Si vota, tutte le vittorie sono uguali Ma ognuno perderà a modo suo
Pino
Di Blasio
LLe risposte sono state simili: tutti hanno replicato che sarebbero tornati a fare quello che facevano prima, rivendicando il coraggio di essersi candidati, assieme al fatto di aver dato tutto in campagna elettorale. Non c’è motivo per dubitare di queste risposte. Ma l’unico verdetto inappellabile che verrà emesso dal primo turno di queste elezioni amministrative, sarà su chi ha perso e non andrà al ballottaggio, proviamo ad analizzare perché ognuno perderà a modo suo. Con effetti diversi per sé e per le liste che lo hanno supportato, assieme ai candidati forti e ai registi più o meno occulti.
Partiamo da chi ha meno speranze di secondo turno. Alessandro Bisogni vorrebbe riportare la sinistra di Siena Popolare in consiglio comunale. Se non ci riuscirà, vorrà dire che quell’area di irriducibili non ha più peso politico in città. Elena Boldrini vorrebbe invece far entrare per la prima volta un consigliere 5 Stelle a Palazzo Pubblico. Se avrà percentuali modeste, confermerà Siena terra ostica ai grillini. Nonostante tra gli elettori ci sia l’ex deputato Luca Migliorino.
Roberto Bozzi vorrebbe entrare in consiglio anche lui. Se non dovesse farcela anticiperebbe da Siena, un’altra volta, il destino inesorabile dei partiti personali come Azione. Il divorzio tra Renzi e Calenda era scontato come quelli tra Liz Taylor e Richard Burton, o tra Emma Thompson e Kenneth Branagh. Due ego non fanno mai noi.
Emanuele Montomoli è stato protagonista di una campagna effervescente. Ha detto che, se dovesse perdere, tornerà a fare l’imprenditore e il docente universitario. Oltre a battersi, da consigliere, sulle questioni che gli stanno a cuore come il Biotecnopolo. La sua sconfitta sarà misurata da quanti consiglieri eleggerà. Considerando che chi resta fuori dal ballottaggio, dovrà dividersi le briciole di 11 seggi che spettano alle sette coalizioni sconfitte, e che la maggior parte degli 11 andranno al secondo arrivato.
Massimo Castagnini è il solo che non si è sbilanciato sul ballottaggio. Rimandando il giudizio all’esito del primo turno. Tutti i candidati hanno dichiarato che non si apparenteranno: fa perdere consiglieri oltre alle elezioni, come ha dimostrato il 2018. Ma ci possono essere cripto-apparentamenti, come 5 anni fa, con Massimo Sportelli che entrò in giunta, anche se per poco. Castagnini potrebbe volere lo stesso schema. Se non riuscirà ad applicarlo, calerà il sipario su 5 anni di giunta De Mossi, dolci tipici compresi.

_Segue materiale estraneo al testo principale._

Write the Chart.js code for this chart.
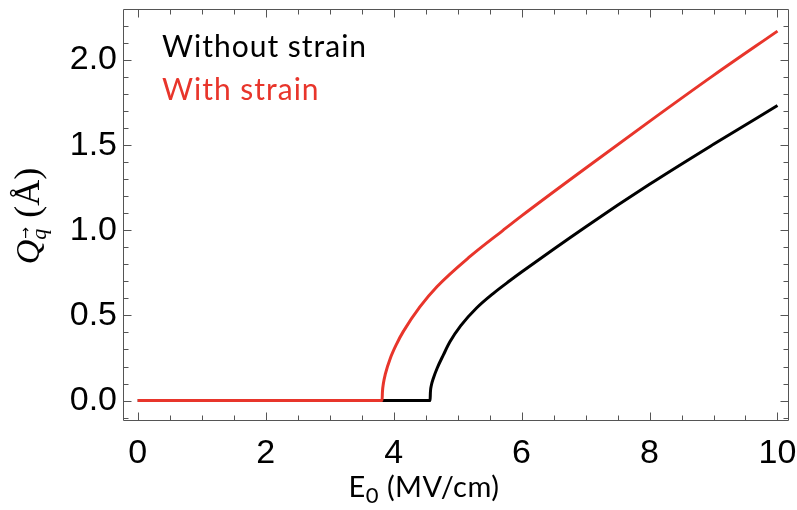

Se Fabio Pacciani non andrà al ballottaggio, sarà sconfitta la strategia di un’ampia coalizione civica, extrapartiti, con 196 candidati schierati dietro l’aspirante sindaco. Ognuno con la sua dote di voti. In caso di stop al primo turno, conquistare tre o quattro consiglieri non riuscirà a tenere coesa la coalizione. E finirà la quarantennale stagione politica del dominus, presunto o reale, del Polo Civico Siena.
Se Nicoletta Fabio non andasse al ballottaggio, per il centrodestra sarebbe una sconfitta pesante. In particolare per chi si è speso più di tutti per trovare candidati alternativi a De Mossi. L’onorevole Francesco Michelotti ha portato a Siena tutti i ministri, ha fatto da anfitrione anche per quelli degli alleati, Tajani e Salvini a parte. Le promesse per Siena sono allettanti, Nicoletta Fabio ha garantito che vigilerà che vengano rispettate anche da consigliera comunale.
Se Anna Ferretti non andasse al ballottaggio, il Pd diventerebbe il partito della provincia, sarebbe ’bandito’ per altri 5 anni, almeno, dalla guida della città. E anche chi guida altre istituzioni, cambierebbe referenti. Tutto quello che resta della vecchia guardia andrebbe in soffitta, forse anche se vince. Elly Schlein l’ha capito al Tartarugone: ha molte meno chance di vincere a Pisa, nonostante i 5Stelle, che a Siena. E’ folgorante la battuta di Massimo Roncucci, segretario Pd: "Se si perde scappo, se si vince vado via".